Suppose there are 4 million births a year. That means there will be 10 million kids between the ages of 0.5 and 3 at any given time. All 10 million of those kids have to be cared for by someone. Further suppose public centers will have a 3 to 1 ratio of carers to children and home child carers will have a 1 to 1 ratio (under the Family Fun Pack, this means home child carers will receive one-third of the pay of public child carers).
In a system that had free public child care and a home child care allowance, we can suppose that perhaps 6 million kids will be in public child care and 4 million kids will be in home child care. This creates a situation (top bar on the graph below) where there are 2 million public child care workers and 4 million home child care workers.
In a system that only had free public child care, we can suppose that half of the home child carers have to go into the labor market, leading to a situation where 8 million kids are in public child care and 2 million are at home.

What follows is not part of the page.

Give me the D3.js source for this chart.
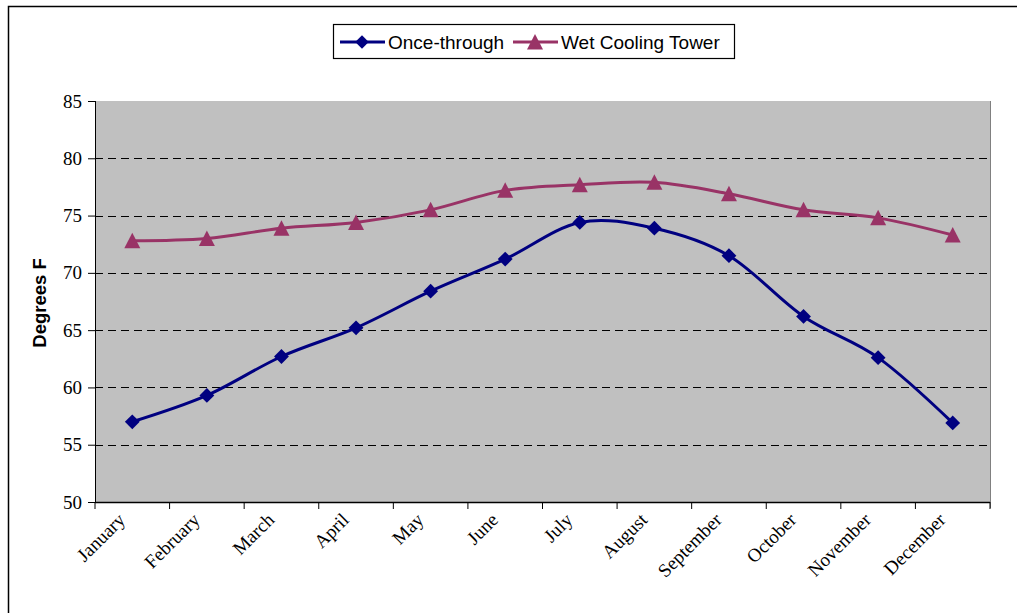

This creates a situation (bottom bar in the graph) where we have 2.6 million public child care workers, 2 million home child care workers, and then 1.4 million extra noncare workers.
In this scenario, by refusing to pay home child carers (who are almost all women), you can flush 2 million of them into the labor market, though 0.6 million of them wind up doing the same care work they were doing, only now in a public center.
On the one hand, this can be seen as a victory for gender equality in some frameworks since it increases the number of women in the formal labor market. On the other hand, this can be seen as a loss for gender equality in some frameworks as it makes it so that 2 million home child carers (almost all of whom are women) do not receive pay for their work. And of course, outside of the specific gender frame, not paying these people will create poverty and inequality, something I personally cannot tolerate.
Refusing to compensate certain kinds of work will no doubt reduce the amount of it that is done at the margin, but only at the expense of crushing the people who keep doing it without being paid. To me, the no-brainer way forward is to pay all child care workers, not just public child care workers, and try to work through cultural mechanisms to change the fact that the child care sector employs far more women than men (a problem not unique to home child care, but also present in center-based care).